Your observation: The ROC and AUC cannot be computed for the test set because the test sample contains only a single class. ROC analysis requires both positive and negative cases, so with no “control” observations, the metric is undefined for this dataset split.

Task 4: Report

1. Summarize your findings and discuss what you observed from the above analysis. (2 pts)

Across the analysis, the unweighted and weighted decision tree models produced noticeably different behaviors that reflect their underlying objectives. The unweighted tree performed reasonably well, achieving low misclassification rates on both the training and testing sets; however, it consistently produced a high number of false positives—cases where borrowers were incorrectly classified as “Good.” This is a meaningful limitation in credit risk settings because false positives translate to approving loans for borrowers who are actually riskiest.

Introducing the cost-sensitive loss matrix substantially changed the model’s behavior. By assigning a higher penalty to false positives than to false negatives, the weighted tree shifted toward more conservative decision-making. As a result, the model predicted far fewer “Good” classifications, reducing false positives at the cost of increasing false negatives. While this trade-off increased the chance of rejecting some creditworthy customers, it better aligns with the financial objective of minimizing costly defaults.

AUC values for the weighted tree remained strong on the training set, showing that even with altered classification behavior, the model retained good ranking ability. For the test set, AUC could not be computed due to only one class appearing in the sample, reinforcing that ROC analysis requires both positive and negative outcomes to be present.

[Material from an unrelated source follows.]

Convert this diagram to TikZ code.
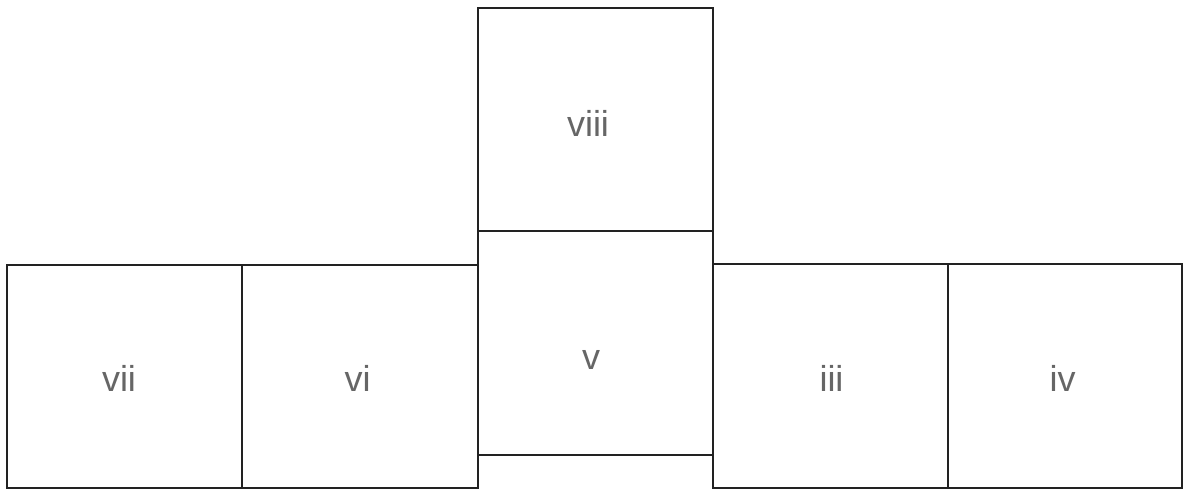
\documentclass[tikz,border=0pt]{standalone}
\usepackage{fontspec}
\setmainfont{Liberation Sans}
\definecolor{edge}{HTML}{222222}
\definecolor{txt}{HTML}{666666}
\begin{document}
\begin{tikzpicture}[x=1pt,y=-1pt,
  face/.style={draw=edge,line width=2.5pt,fill=white},
  lbl/.style={text=txt,anchor=base,inner sep=0pt,font=\fontsize{36}{42}\selectfont}]
\useasboundingbox (0,0) rectangle (1183,489);
\draw[face] (7,265) rectangle (242,488);
\draw[face] (242,265) rectangle (478,488);
\draw[face] (713,264) rectangle (948,488);
\draw[face] (948,264) rectangle (1182,488);
\draw[face] (478,8) rectangle (713,231);
\draw[face] (478,231) rectangle (713,455);
\node[lbl] (tviii) at (588,137) {viii};
\node[lbl] (tv) at (591,369) {v};
\node[lbl] (tvii) at (119,391) {vii};
\node[lbl] (tvi) at (357.5,391) {vi};
\node[lbl] (tiii) at (831.5,391) {iii};
\node[lbl] (tiv) at (1062.5,391) {iv};
\end{tikzpicture}
\end{document}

Overall, the weighted model provided the more appropriate choice for credit-scoring applications because it prioritizes avoiding costly errors. The analysis demonstrates the importance of incorporating real-world misclassification costs rather than relying solely on accuracy or general misclassification rate when evaluating classification models for financial decision-making.